◆ Set task: All lines in the data bearing the string "this" should be identified and copied.

● ● ● ● ● ● ●

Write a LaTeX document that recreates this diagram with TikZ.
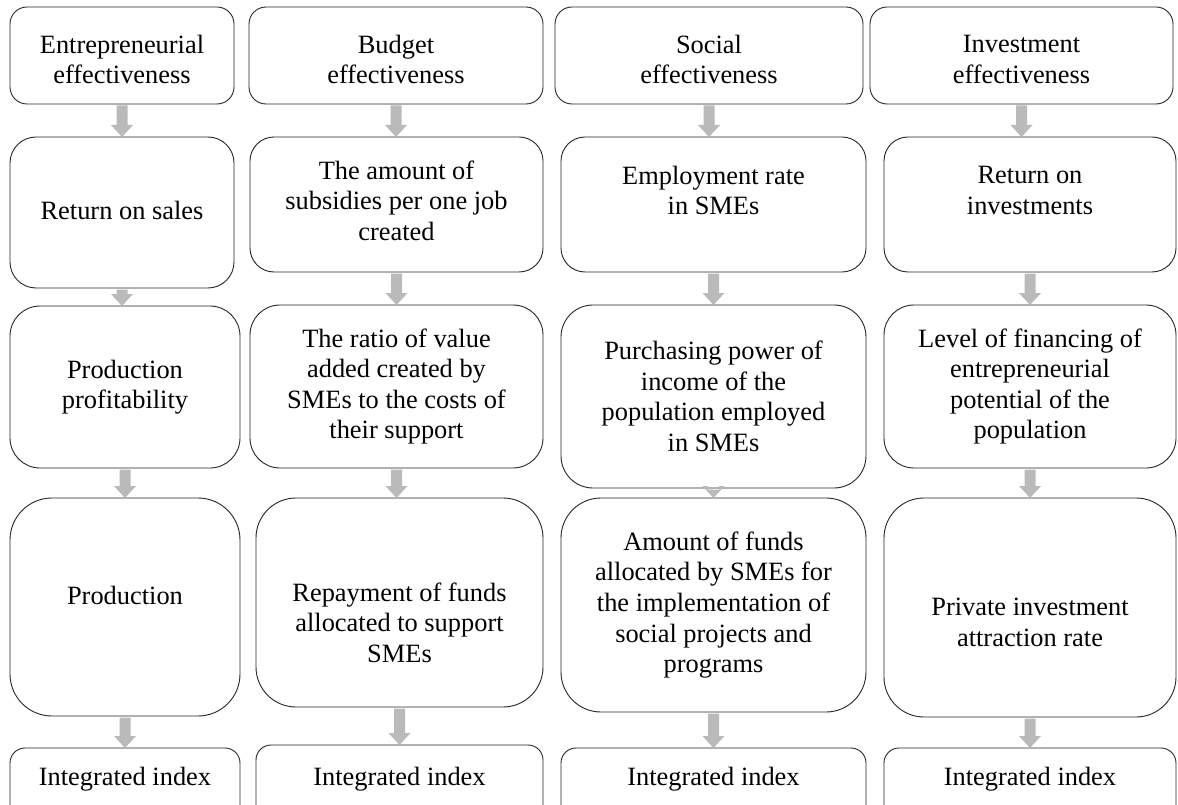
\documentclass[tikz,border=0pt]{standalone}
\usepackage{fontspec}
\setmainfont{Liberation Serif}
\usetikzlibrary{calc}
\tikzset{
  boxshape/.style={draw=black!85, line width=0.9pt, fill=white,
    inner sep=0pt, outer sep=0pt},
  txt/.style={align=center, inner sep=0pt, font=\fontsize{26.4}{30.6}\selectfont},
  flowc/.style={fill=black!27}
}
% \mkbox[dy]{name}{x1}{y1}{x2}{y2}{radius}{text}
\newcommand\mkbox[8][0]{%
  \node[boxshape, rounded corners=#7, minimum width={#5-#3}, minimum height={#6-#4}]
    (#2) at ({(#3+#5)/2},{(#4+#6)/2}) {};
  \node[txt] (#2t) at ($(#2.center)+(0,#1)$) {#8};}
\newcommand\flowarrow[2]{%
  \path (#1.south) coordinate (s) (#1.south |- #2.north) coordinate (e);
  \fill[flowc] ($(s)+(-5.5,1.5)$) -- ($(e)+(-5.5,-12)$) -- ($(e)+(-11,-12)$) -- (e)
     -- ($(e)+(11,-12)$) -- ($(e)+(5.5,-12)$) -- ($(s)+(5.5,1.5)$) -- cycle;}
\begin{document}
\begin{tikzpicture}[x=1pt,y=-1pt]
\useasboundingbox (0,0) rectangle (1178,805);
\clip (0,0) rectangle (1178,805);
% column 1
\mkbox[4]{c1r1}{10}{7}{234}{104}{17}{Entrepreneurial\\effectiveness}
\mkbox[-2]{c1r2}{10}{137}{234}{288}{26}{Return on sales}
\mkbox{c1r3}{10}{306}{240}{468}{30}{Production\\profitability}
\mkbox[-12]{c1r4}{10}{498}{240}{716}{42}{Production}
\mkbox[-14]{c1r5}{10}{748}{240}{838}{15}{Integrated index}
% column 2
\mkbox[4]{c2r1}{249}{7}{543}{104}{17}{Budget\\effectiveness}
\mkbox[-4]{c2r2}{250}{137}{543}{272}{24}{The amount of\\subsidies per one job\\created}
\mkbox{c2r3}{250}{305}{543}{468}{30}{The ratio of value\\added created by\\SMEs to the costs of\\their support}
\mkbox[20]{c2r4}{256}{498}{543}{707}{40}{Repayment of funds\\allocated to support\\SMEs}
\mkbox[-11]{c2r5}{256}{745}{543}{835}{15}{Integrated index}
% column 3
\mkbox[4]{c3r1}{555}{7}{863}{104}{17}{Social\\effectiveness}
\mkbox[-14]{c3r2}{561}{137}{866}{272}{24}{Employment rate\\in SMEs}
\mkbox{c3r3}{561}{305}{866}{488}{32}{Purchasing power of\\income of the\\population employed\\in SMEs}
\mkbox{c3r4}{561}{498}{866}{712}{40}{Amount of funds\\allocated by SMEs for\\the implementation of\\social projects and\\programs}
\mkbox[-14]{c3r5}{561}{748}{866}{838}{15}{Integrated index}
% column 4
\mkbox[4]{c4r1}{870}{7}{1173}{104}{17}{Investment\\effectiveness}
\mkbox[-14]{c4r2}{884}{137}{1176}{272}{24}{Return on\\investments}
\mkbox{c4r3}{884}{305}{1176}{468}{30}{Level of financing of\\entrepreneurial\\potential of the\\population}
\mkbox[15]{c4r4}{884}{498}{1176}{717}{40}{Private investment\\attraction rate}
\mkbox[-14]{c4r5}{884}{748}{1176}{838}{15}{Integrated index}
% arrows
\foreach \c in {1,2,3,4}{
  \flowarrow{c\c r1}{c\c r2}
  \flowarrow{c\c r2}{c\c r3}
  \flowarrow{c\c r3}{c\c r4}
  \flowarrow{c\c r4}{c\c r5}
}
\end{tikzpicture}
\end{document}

● ● ● ● ● ● ●

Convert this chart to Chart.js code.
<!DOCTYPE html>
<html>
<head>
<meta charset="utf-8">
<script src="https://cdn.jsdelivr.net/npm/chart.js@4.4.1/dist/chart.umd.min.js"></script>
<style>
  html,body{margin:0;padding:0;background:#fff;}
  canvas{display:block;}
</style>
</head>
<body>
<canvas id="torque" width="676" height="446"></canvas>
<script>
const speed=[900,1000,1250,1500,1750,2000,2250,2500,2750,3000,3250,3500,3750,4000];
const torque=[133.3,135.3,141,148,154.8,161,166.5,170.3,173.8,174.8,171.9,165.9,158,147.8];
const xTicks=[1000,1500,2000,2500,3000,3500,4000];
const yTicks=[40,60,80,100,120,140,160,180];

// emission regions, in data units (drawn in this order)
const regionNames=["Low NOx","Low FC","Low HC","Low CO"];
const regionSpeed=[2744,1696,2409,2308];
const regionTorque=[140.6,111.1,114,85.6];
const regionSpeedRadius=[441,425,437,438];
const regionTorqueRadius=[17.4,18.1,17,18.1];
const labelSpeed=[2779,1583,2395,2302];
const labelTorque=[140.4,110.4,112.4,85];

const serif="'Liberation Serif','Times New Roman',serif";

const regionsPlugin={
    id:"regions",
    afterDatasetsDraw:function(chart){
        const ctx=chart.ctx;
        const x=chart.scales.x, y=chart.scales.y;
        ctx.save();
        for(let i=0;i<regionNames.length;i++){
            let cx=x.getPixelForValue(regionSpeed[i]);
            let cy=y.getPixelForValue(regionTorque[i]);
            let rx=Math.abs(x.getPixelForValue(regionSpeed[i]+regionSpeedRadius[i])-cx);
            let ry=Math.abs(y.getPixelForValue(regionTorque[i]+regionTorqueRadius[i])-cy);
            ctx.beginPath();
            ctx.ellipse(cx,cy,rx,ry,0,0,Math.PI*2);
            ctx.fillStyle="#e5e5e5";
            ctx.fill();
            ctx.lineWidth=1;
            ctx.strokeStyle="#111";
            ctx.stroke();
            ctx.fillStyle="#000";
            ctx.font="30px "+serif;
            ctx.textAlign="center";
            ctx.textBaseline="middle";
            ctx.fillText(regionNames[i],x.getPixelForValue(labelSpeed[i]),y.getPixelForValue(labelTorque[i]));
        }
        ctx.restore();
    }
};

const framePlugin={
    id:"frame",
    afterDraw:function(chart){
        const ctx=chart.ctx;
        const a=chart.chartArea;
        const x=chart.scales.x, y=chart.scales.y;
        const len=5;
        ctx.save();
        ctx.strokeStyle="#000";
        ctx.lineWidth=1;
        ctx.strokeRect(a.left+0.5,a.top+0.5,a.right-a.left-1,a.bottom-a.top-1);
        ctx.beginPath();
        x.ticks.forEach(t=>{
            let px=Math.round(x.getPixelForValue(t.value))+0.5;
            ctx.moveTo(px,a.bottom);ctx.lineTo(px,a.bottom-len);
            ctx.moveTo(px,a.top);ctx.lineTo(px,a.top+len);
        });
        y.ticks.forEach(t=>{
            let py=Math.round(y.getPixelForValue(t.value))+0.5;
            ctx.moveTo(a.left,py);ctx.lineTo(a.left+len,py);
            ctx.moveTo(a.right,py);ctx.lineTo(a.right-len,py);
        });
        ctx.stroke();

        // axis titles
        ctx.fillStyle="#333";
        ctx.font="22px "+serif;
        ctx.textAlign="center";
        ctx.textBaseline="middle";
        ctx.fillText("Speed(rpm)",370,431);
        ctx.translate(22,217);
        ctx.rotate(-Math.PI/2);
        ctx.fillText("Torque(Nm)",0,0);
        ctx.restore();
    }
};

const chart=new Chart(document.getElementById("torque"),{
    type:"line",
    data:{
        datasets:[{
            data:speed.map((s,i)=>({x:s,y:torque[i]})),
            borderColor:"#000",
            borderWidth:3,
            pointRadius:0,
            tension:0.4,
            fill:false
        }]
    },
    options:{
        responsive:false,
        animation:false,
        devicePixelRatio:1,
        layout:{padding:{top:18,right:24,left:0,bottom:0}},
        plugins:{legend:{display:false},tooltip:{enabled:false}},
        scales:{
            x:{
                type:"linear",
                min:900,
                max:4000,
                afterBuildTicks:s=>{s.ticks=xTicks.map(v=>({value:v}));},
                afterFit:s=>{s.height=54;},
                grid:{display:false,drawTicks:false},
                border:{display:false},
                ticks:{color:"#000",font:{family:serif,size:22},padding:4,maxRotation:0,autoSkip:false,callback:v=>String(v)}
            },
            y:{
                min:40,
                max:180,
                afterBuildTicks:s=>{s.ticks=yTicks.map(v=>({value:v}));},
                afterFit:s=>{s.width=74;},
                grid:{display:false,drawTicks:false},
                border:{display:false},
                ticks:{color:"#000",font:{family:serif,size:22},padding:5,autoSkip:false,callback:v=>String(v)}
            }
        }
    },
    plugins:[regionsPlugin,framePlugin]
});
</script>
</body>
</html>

● ● ● ● ● ● ●

◆ Result:
Write a LaTeX document that recreates this diagram with TikZ.
Convert this chart to Chart.js code.
// emission regions, in data units (drawn in this order)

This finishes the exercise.